The Evolution of the Edge

By April 2026, the retail "support and resistance" lines have become the primary hunting ground for High-Frequency Trading (HFT) algorithms. If you are still trading based on lagging indicators like RSI or basic Trendlines, you aren't the hunter—you are the liquidity. To survive as a Pro Trader today, you must look beneath the candle and into the Order Flow.

1. Decoding Cumulative Volume Delta (CVD)

In a market dominated by AI-driven execution, price action alone is a lie. Pro traders in 2026 are focusing on CVD (Cumulative Volume Delta) to spot "Absorption."

The Scenario: When price hits a resistance level but CVD continues to trend aggressively upward without a breakout, it signals Passive Sell Absorption. * The Pro Play: Do not go long on the "breakout" attempt. Wait for the aggressive buyers to exhaust themselves and play the mean reversion back to the Value Area High (VAH).

2. Hunting Institutional Liquidity Clusters

Large institutions do not place "Market Orders." They use Iceberg Orders and TWAP (Time-Weighted Average Price) algorithms. By using Heatmaps, we can see "Liquidity Clusters"—massive walls of limit orders sitting just outside the current range.

April 2026 Observation: We are seeing a significant cluster of "Buy Liquidity" sitting at the $66,400 mark.

Tactical Move: Instead of chasing the pump at $68k, set your bids within the "Stop-Loss Hunt" zone. The market is structurally designed to "sweep" retail stops before the real trend continuation.

3. The MEV Factor: Trading in the "Dark"

In 2026, MEV (Maximal Extractable Value) protection is mandatory for Pro Traders. Front-running bots can shave 0.5% off your profit in milliseconds.

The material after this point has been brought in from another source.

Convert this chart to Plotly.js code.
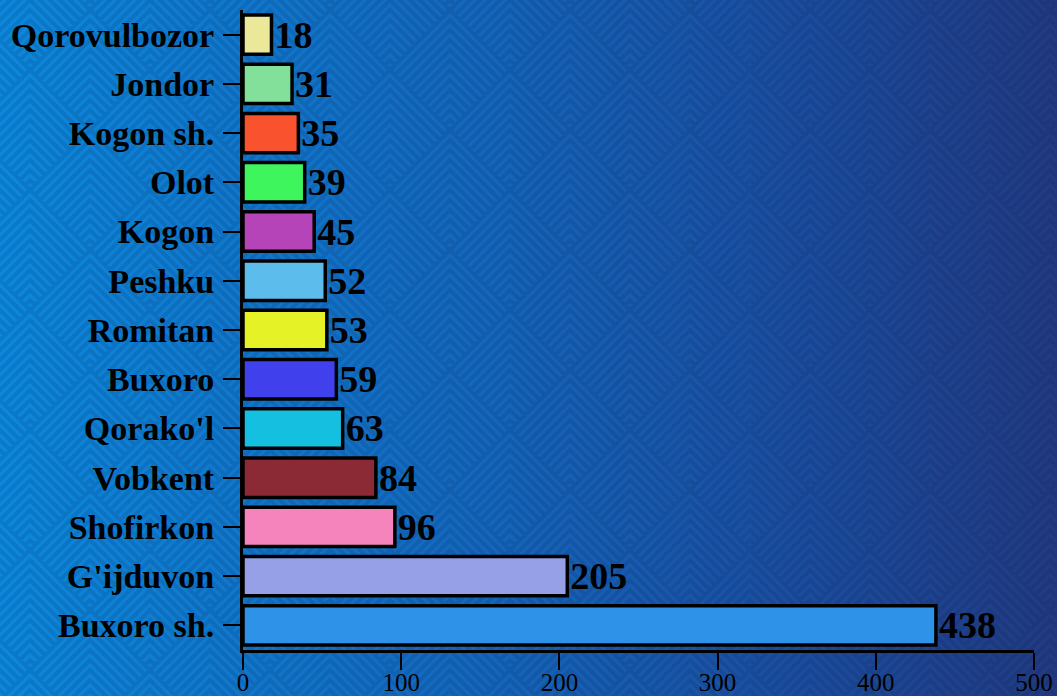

The Tech Edge: Use "Private RPC" nodes or MEV-shielded execution layers to ensure your large orders aren't broadcasted to the public mempool before they are confirmed. This is the difference between a profitable trade and getting "sandwiched" by an arbitrage bot.

The Verdict

The 2026 professional landscape is a game of Information Asymmetry. You win by seeing what the retail crowd cannot: the intent of the big money through footprint charts and order book imbalances.

Pro Tip: Stop watching the 15-minute chart. Start watching the Limit Order Book (LOB). In 2026, the "Tape" tells the truth; the "Candle" is just the aftermath.